Ginger, who is cool, laid-back, and free-spirited, works at an unlikely job, at a supermarket (rings false for such an intelligent woman). She is raising two kids from a previous marriage, and is engaged to the macho tough Chili (Bobby Cannavale, handsome and sexy). In contrast, Jasmine is more educated and refined, but she is also pretentious and self-delusional.
Unlike Kazan, who used a few brief flashbacks, Allen resorts to a narrative structure that relies on Jeanette’s past, specifically her luxurious life in East Hampton, where she resided with her businessman husband Hal (Alec Baldwin, who actually has a house there!). It is no surprise that the “marriage is on the rocks,” to borrow from Williams, due to Hal’s persistent cheating, in both domestic and business matters.
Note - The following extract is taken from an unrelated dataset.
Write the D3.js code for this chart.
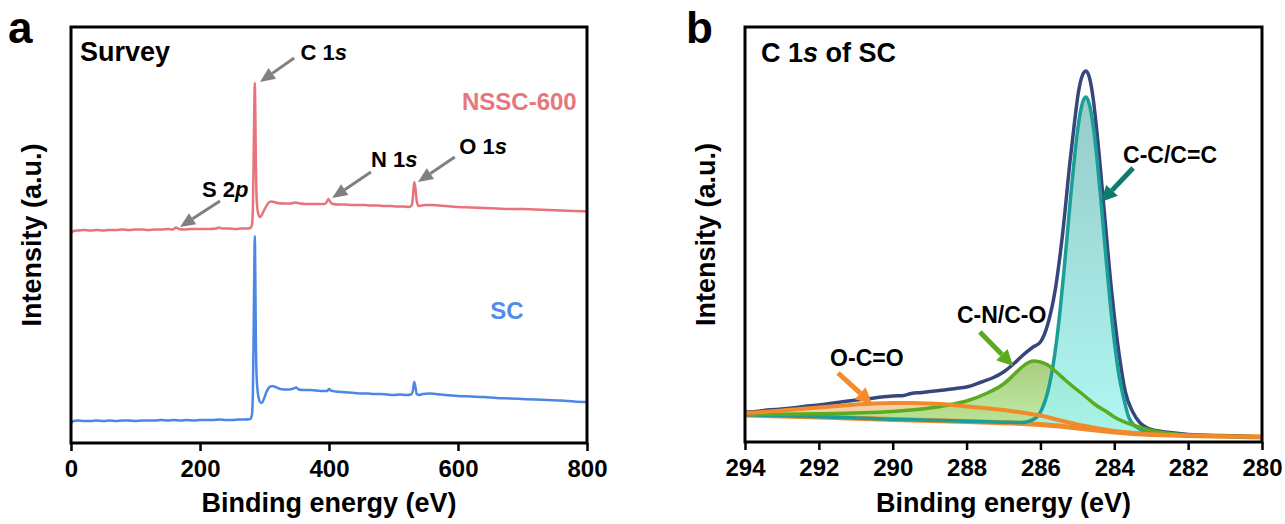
<!DOCTYPE html>
<html>
<head>
<meta charset="utf-8">
<script src="https://cdn.jsdelivr.net/npm/d3@7"></script>
<style>
  body { margin: 0; background: #fff; }
  text { font-family: "Liberation Sans", Arial, sans-serif; font-weight: bold; }
</style>
</head>
<body>
<script>
const width = 1285;
const height = 524;

// ---- panel a: survey spectra, [binding energy eV, intensity a.u.]
const surveyNSSC = [
  [0,210],[4,212],[10,212.5],[20,213],[30,212.5],[40,213],[50,212.5],[60,213],[70,213],[80,213.5],
  [90,213],[100,213.5],[110,213.5],[120,213],[130,213.5],[140,213.5],[150,214],[158,213.5],[163,215.5],
  [167,214],[175,213.5],[185,214],[195,214],[205,214],[215,214],[225,214.5],[230,215.5],[234,214.5],
  [245,214.5],[255,214],[265,214.5],[273,214.5],[278,215],[280.5,218],[282,235],[283,275],[284,330],
  [285,360],[285.8,330],[286.6,280],[287.5,250],[289,234],[291,228],[293,226],[295,227],[298,231],
  [302,236],[306,240],[310,241.5],[315,241],[320,240],[330,239.5],[340,239.5],[348,240.5],[355,239.5],
  [365,239],[375,239],[385,239],[393,239],[396,240.5],[399,244],[402,241],[406,239],[415,238.5],
  [425,238.5],[435,238],[445,238],[455,238],[465,237.5],[475,237.5],[485,237],[495,237],[505,236.5],
  [515,236.5],[524,236],[528,237.5],[530,245],[532,261],[534,255],[536,242],[539,237],[543,237.5],
  [550,238],[560,238],[570,237.5],[580,237],[590,236.5],[600,236],[620,235.5],[640,235],[660,234.5],
  [680,234],[700,234],[720,233.5],[740,233],[760,232.5],[780,232],[800,231.5]
];
const surveySC = [
  [0,20],[4,22],[10,22.5],[20,22],[30,22],[40,22.5],[50,22],[60,22.5],[70,22],[80,22.5],[90,22.5],
  [100,22],[110,22.5],[120,22.5],[130,22.5],[140,23],[150,22.5],[160,23],[170,22.5],[180,23],[190,22.5],
  [200,23],[210,23],[220,23],[230,23.5],[240,23],[250,23],[260,23.5],[270,23.5],[278,24],[280.5,28],
  [282,50],[283,100],[284,165],[285,207],[285.8,165],[286.6,105],[287.5,72],[289,54],[291,45],[293,41],
  [296,40],[299,44],[303,51],[307,55.5],[312,57],[317,56],[322,54.5],[330,53.5],[338,53.5],[345,54.5],
  [349,55.5],[353,53.5],[360,53],[370,53],[380,52.5],[390,52],[397,52],[400,54],[403,52.5],[410,51.5],
  [420,51],[430,50.5],[440,50],[450,49.5],[460,49.5],[470,49],[480,49],[490,48.5],[500,48],[510,48.5],
  [520,48],[527,48.5],[530,52],[532,61],[534,56],[536,49],[540,48],[545,49],[555,49.5],[565,49],
  [580,48],[600,47],[620,46.5],[640,46],[660,45],[680,44.5],[700,44],[720,43.5],[740,43],[760,42.5],
  [780,41.5],[800,41]
];
const surveyTicks = [0, 200, 400, 600, 800];
const surveyMinor = [100, 300, 500, 700];

// ---- panel b: C 1s of SC, [binding energy eV, intensity a.u.]
const c1sEnvelope = [
  [294,30],[293.7,30.5],[293.4,32],[293,33],[292.6,34.5],[292.3,36],[292,37],[291.6,39],[291.3,40.5],
  [291,42],[290.6,43.5],[290.3,45],[290,46],[289.7,46.5],[289.5,48.5],[289.2,49.5],[289,50.5],
  [288.6,52],[288.3,53.5],[288,55],[287.6,60],[287.3,64],[287,70],[286.7,79],[286.5,86],[286.2,95],
  [286,100],[285.8,118],[285.6,152],[285.4,208],[285.2,280],[285.07,322],[284.97,350],[284.87,366],
  [284.77,371],[284.67,364],[284.57,343],[284.47,310],[284.27,230],[284.07,150],[283.87,88],
  [283.7,50],[283.5,30],[283.3,19],[283.1,14],[283,12.5],[282.5,9.5],[282,7.5],[281,6],[280,5]
];
const c1sCC = [
  [294,27.2],[292,25.2],[290,22.8],[288,20.8],[287,19.8],[286.5,19.5],[286.17,23],[285.97,32],
  [285.77,55],[285.67,74],[285.57,99],[285.47,131],[285.37,168],[285.27,209],[285.17,250],
  [285.07,287],[284.97,318],[284.87,338],[284.77,345],[284.67,337],[284.57,316],[284.47,284],
  [284.37,245],[284.27,203],[284.17,162],[284.07,124],[283.97,92],[283.87,66],[283.77,48],
  [283.6,24],[283.4,15],[283.2,11],[282.8,8],[282,6.5],[281,5.7],[280,5]
];
const c1sCN = [
  [294,27.5],[293,27.8],[292,28.2],[291,29],[290,30.5],[289.5,32],[289,34],[288.5,37],[288,41],
  [287.5,48],[287,58],[286.7,68],[286.5,75],[286.3,80],[286.2,81],[286,80],[285.8,77],[285.6,71],
  [285.3,61],[285,52],[284.7,43],[284.5,37],[284.2,30],[284,25],[283.5,17],[283,11.5],[282.5,8.5],
  [282,7],[281,5.8],[280,5]
];
const c1sOCO = [
  [294,29],[293.5,30],[293,31.5],[292.5,33],[292,34.5],[291.5,36],[291,37.5],[290.5,38.5],[290,39],
  [289.5,39],[289,38.5],[288.5,37.5],[288,35.5],[287.5,34],[287,32],[286.5,29.5],[286,26.5],
  [285.5,22],[285,17.5],[284.5,14],[284,11],[283.5,9],[283,7.8],[282,6.5],[281,5.7],[280,5]
];
const c1sBackground = [
  [294,27],[293,26],[292,25],[291,23.7],[290,22.5],[289,21.5],[288,20.5],[287,19.3],[286.5,18.5],
  [286,17.5],[285.5,16],[285,14],[284.5,12],[284,10],[283.5,8.5],[283,7.5],[282.5,7],[282,6.5],
  [281,5.7],[280,5]
];
const c1sTicks = [294, 292, 290, 288, 286, 284, 282, 280];
const c1sMinor = [293, 291, 289, 287, 285, 283, 281];

const svg = d3.select("body").append("svg")
  .attr("width", width)
  .attr("height", height)
  .style("background", "#fff");

const defs = svg.append("defs");
function grad(id, top, bottom) {
  const g = defs.append("linearGradient").attr("id", id)
    .attr("x1", 0).attr("y1", 0).attr("x2", 0).attr("y2", 1);
  g.append("stop").attr("offset", "0%").attr("stop-color", top);
  g.append("stop").attr("offset", "100%").attr("stop-color", bottom);
}
grad("gCC", "#84c2bf", "#a2f6f1");
grad("gCN", "#93bf5e", "#b6f09c");
grad("gOCO", "#f5c28e", "#c9c07a");

function richText(g, x, y, parts, size, anchor, fill) {
  const t = g.append("text").attr("x", x).attr("y", y)
    .attr("font-size", size).attr("text-anchor", anchor).attr("fill", fill || "#000");
  parts.forEach(([s, it]) => t.append("tspan").text(s).attr("font-style", it ? "italic" : null));
  return t;
}

function arrow(g, x1, y1, x2, y2, color, w, headLen, headW) {
  const a = Math.atan2(y2 - y1, x2 - x1);
  const bx = x2 - headLen * Math.cos(a), by = y2 - headLen * Math.sin(a);
  g.append("line").attr("x1", x1).attr("y1", y1).attr("x2", bx).attr("y2", by)
    .attr("stroke", color).attr("stroke-width", w);
  const px = -Math.sin(a) * headW / 2, py = Math.cos(a) * headW / 2;
  g.append("path").attr("d", `M${x2},${y2}L${bx + px},${by + py}L${bx - px},${by - py}Z`).attr("fill", color);
}

function frameAndAxis(x, y, ticks, minor, xTitle, yTitleX) {
  const [x0, x1] = x.range(), [y0, y1] = y.range();
  const ax = svg.append("g").attr("transform", `translate(0,${y0})`);
  ax.call(d3.axisBottom(x).tickValues(minor).tickSize(5).tickFormat(""));
  ax.call(d3.axisBottom(x).tickValues(ticks).tickSize(8).tickPadding(9));
  ax.select(".domain").remove();
  ax.attr("font-size", 24);
  ax.selectAll("line").attr("stroke", "#000").attr("stroke-width", 2.5);
  ax.selectAll("text").attr("fill", "#000");

  svg.append("rect")
    .attr("x", x0).attr("y", y1).attr("width", x1 - x0).attr("height", y0 - y1)
    .attr("fill", "none").attr("stroke", "#000").attr("stroke-width", 3);

  svg.append("text").attr("x", (x0 + x1) / 2).attr("y", 512)
    .attr("text-anchor", "middle").attr("font-size", 27).text(xTitle);
  svg.append("text")
    .attr("transform", `translate(${yTitleX},${(y0 + y1) / 2}) rotate(-90)`)
    .attr("text-anchor", "middle").attr("font-size", 27).text("Intensity (a.u.)");
}

// ================= panel a =================
const xa = d3.scaleLinear().domain([0, 800]).range([71, 587]);
const ya = d3.scaleLinear().domain([0, 416]).range([443, 27]);
const lineA = d3.line().x(d => xa(d[0])).y(d => ya(d[1])).curve(d3.curveMonotoneX);

const ga = svg.append("g");
ga.append("path").datum(surveySC).attr("d", lineA)
  .attr("fill", "none").attr("stroke", "#4b88e6").attr("stroke-width", 2.5).attr("stroke-linejoin", "round");
ga.append("path").datum(surveyNSSC).attr("d", lineA)
  .attr("fill", "none").attr("stroke", "#e8737a").attr("stroke-width", 2.5).attr("stroke-linejoin", "round");

const surveyNotes = [
  { parts: [["C 1", false], ["s", true]], at: [356, 383], anchor: "start", from: [346, 385], to: [293, 361] },
  { parts: [["S 2", false], ["p", true]], at: [239, 246], anchor: "middle", from: [231, 242], to: [169, 216] },
  { parts: [["N 1", false], ["s", true]], at: [501, 276], anchor: "middle", from: [465, 271], to: [405, 245] },
  { parts: [["O 1", false], ["s", true]], at: [639, 289], anchor: "middle", from: [595, 286], to: [538, 261] }
];
surveyNotes.forEach(n => {
  richText(ga, xa(n.at[0]), ya(n.at[1]), n.parts, 22, n.anchor);
  arrow(ga, xa(n.from[0]), ya(n.from[1]), xa(n.to[0]), ya(n.to[1]), "#808080", 3, 15, 13);
});
ga.append("text").attr("x", xa(784)).attr("y", ya(333)).attr("text-anchor", "end")
  .attr("font-size", 24).attr("fill", "#e8777c").text("NSSC-600");
ga.append("text").attr("x", xa(676)).attr("y", ya(124)).attr("text-anchor", "middle")
  .attr("font-size", 24).attr("fill", "#4f8de8").text("SC");
ga.append("text").attr("x", 80).attr("y", 61).attr("font-size", 27).text("Survey");

frameAndAxis(xa, ya, surveyTicks, surveyMinor, "Binding energy (eV)", 41);
svg.append("text").attr("x", 8).attr("y", 43).attr("font-size", 44).text("a");

// ================= panel b =================
const xb = d3.scaleLinear().domain([294, 280]).range([745, 1262]);
const yb = d3.scaleLinear().domain([0, 415]).range([442, 27]);
const lineB = d3.line().x(d => xb(d[0])).y(d => yb(d[1])).curve(d3.curveMonotoneX);
const lineBg = d3.line().x(d => xb(d[0])).y(d => yb(d[1]));

function band(comp) {
  const bottom = lineBg(c1sBackground.slice().reverse());
  return lineB(comp) + "L" + bottom.slice(1) + "Z";
}

const gb = svg.append("g");
gb.append("path").attr("d", band(c1sOCO)).attr("fill", "url(#gOCO)").attr("opacity", 0.75);
gb.append("path").attr("d", band(c1sCN)).attr("fill", "url(#gCN)").attr("opacity", 0.8);
gb.append("path").attr("d", band(c1sCC)).attr("fill", "url(#gCC)").attr("opacity", 0.85);

gb.append("path").datum(c1sBackground).attr("d", lineBg)
  .attr("fill", "none").attr("stroke", "#f28a2c").attr("stroke-width", 5);
gb.append("path").datum(c1sEnvelope).attr("d", lineB)
  .attr("fill", "none").attr("stroke", "#35477d").attr("stroke-width", 3.5).attr("stroke-linejoin", "round");
gb.append("path").datum(c1sCC).attr("d", lineB)
  .attr("fill", "none").attr("stroke", "#1a9e98").attr("stroke-width", 3.5);
gb.append("path").datum(c1sCN).attr("d", lineB)
  .attr("fill", "none").attr("stroke", "#5aab1f").attr("stroke-width", 3.5);
gb.append("path").datum(c1sOCO).attr("d", lineB)
  .attr("fill", "none").attr("stroke", "#f28a2c").attr("stroke-width", 4);

const c1sNotes = [
  { text: "C-C/C=C", at: [282.49, 279], color: "#10796f", from: [283.49, 274], to: [284.36, 240] },
  { text: "C-N/C-O", at: [287.05, 119], color: "#5aab1f", from: [287.64, 110], to: [286.74, 76] },
  { text: "O-C=O", at: [290.7, 76], color: "#f58a2a", from: [291.48, 69], to: [290.56, 38] }
];
c1sNotes.forEach(n => {
  gb.append("text").attr("x", xb(n.at[0])).attr("y", yb(n.at[1])).attr("text-anchor", "middle")
    .attr("font-size", 23).text(n.text);
  arrow(gb, xb(n.from[0]), yb(n.from[1]), xb(n.to[0]), yb(n.to[1]), n.color, 5, 16, 16);
});
richText(gb, 761, 62, [["C 1", false], ["s", true], [" of SC", false]], 27, "start");

frameAndAxis(xb, yb, c1sTicks, c1sMinor, "Binding energy (eV)", 715);
svg.append("text").attr("x", 686).attr("y", 43).attr("font-size", 44).text("b");
</script>
</body>
</html>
Among his many victims were Ginger and her then-husband, Augie (Andrew Dice Clay), who made the mistake of entrusting Hal with $200,000 in lottery winnings. With limited career opportunities, Jasmine-Jeanette works as a receptionist for a dentist (Michael Stuhlbarg) and takes computer classes, the first steps toward a career in interior design. (The main false note in Allen’s otherwise sharply observed and quasi-realistic comedy is the occupations that he chose for his protagonists)
To his detractors and nay-sayers, Allen, who had just turned 78 in December, proves that he still is a powerful filmmaker with many more stories to tell–and craftsmanship to match.